November 16, 2011
The Delaware Chancery's Unusual Relationship with Academia
Posted by Matt Bodie

Earlier this year, Chief Justice Roberts again displayed his antipathy towards the legal academy when he said, "What the academy is doing, as far as I can tell, is largely of no use or interest to people who actually practice law."  Gordon responded with a nice post, which included the quote: "legal scholars often are not writing for practicing lawyers."  However, I think one of the very special things about the Delaware Chancery, and the once and future chancellors, is their openness to corporate law scholarship.  Not only do Chancellor Chandler and Chancellor Strine have SSRN pages, but their opinions reflect a willingness to engage with the academic literature that goes beyond any other court in the nation. It's not even close.

The Airgas opinion provides a recent example.  Central to Chancellor Chandler's opinion is his discussion of the "substantive coercion" standard first set forth in Ronald Gilson & Reinier Kraakman, Delaware's Intermediate Standard for Defensive Tactics: Is There Substance to Proportionality Review?, 44 Bus. Law. 247, 258 (1989).  Chancellor Chandler quotes at length from the article, and discusses how the standard (first used by Chancellor Allen in City Capital Assocs. Ltd. P'ship v. Interco Inc., 551 A.2d 787 (Del.Ch.1988)) had developed both in the case law and the academic literature.  The opinion noted:

At least one of the professors, it seems, is unhappy with how the Supreme Court has apparently misunderstood the concept of substantive coercion as he had envisioned it, noting that “only the phrase and not the substance captured the attention of the Delaware Supreme Court” such that the “mere incantation” of substantive coercion now seems sufficient to establish a threat justifying a board's defensive strategy.

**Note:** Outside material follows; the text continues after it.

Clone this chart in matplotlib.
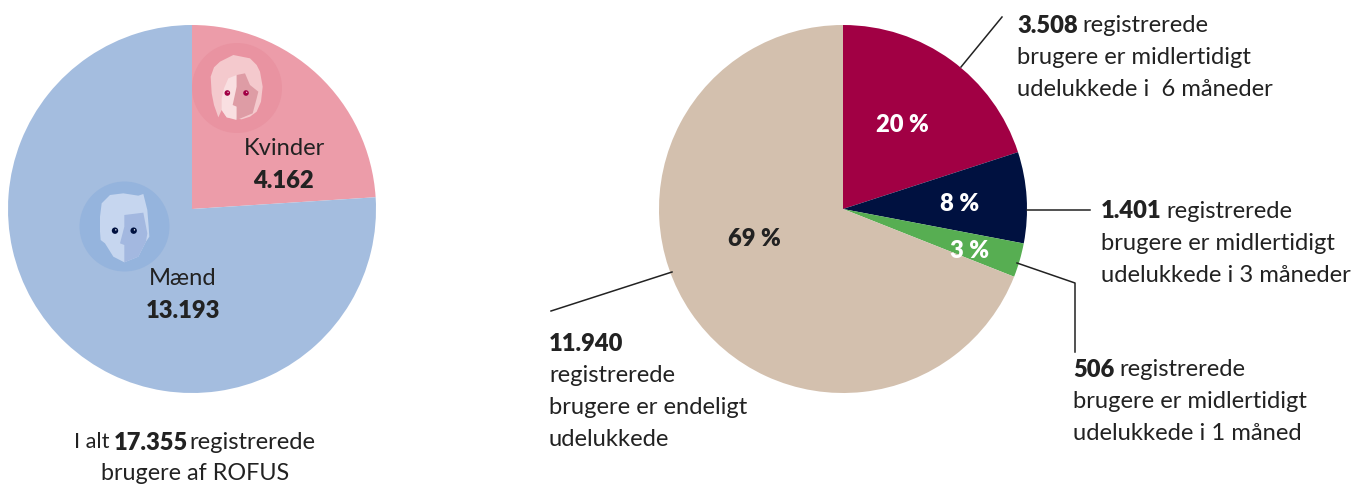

Air Products & Chemicals, Inc. v. Airgas, Inc., 16 A.3d 48, 100 (Del, Ch. 2011) (citing Ronald J. Gilson, Unocal Fifteen Years Later (And What We Can Do About It), 26 Del. J. Corp. L. 491, 497 n. 23 (2001)).  This is a remarkable passage: a lower court is using a law review article to (indirectly?) criticize a higher court.  One can only imagine Chief Justice Roberts' reaction to such a move.  But it demonstrates the respect the Chancery has for the analysis that corporate law scholars bring to a problem.

David Marcus from the Deal Magazine has a terrific interview with Chancellor Chandler upon his stepping down from the Chancery.  I found this exchange to be reflective of the chancellor's views on legal scholarship:

[Q:] It was clear in reading the [Airgas] opinion that you had thought very deeply about that question, but except for your decision in Unitrin, you hadn't had the chance to write about it until Airgas.

I got the views of all of my colleagues on the court on both the pill question, which was Airgas II, and on the bylaw question, which was Airgas I. They were very helpful to me in writing it and getting it out in a timely way. If the question is, "Would I have written this as long or in the same way?" probably not, because back when I wrote Unitrin in the mid-1990s, there hadn't been as much ink spilled by academics. You saw a lot of academic references in the opinion, and that probably resulted in a slightly different approach to how to write it, because I was writing it for the parties but also acknowledging the views of various academics on this question from professor [Lucian] Bebchuk to others.

There are a lot of examples of the dialogue, synergy, and even good-natured humor between the two groups -- Larry Ribstein's riff on Chancellor Strine's Three Times a Lady reference comes to mind.  (And I'd add "Fee Tines a Mady.")  I don't expect this to change with Chancellor Strine.  But Chancellor Chandler carried on and fostered the relationship during his term as chancellor, and we can only hope to keep returning the favor.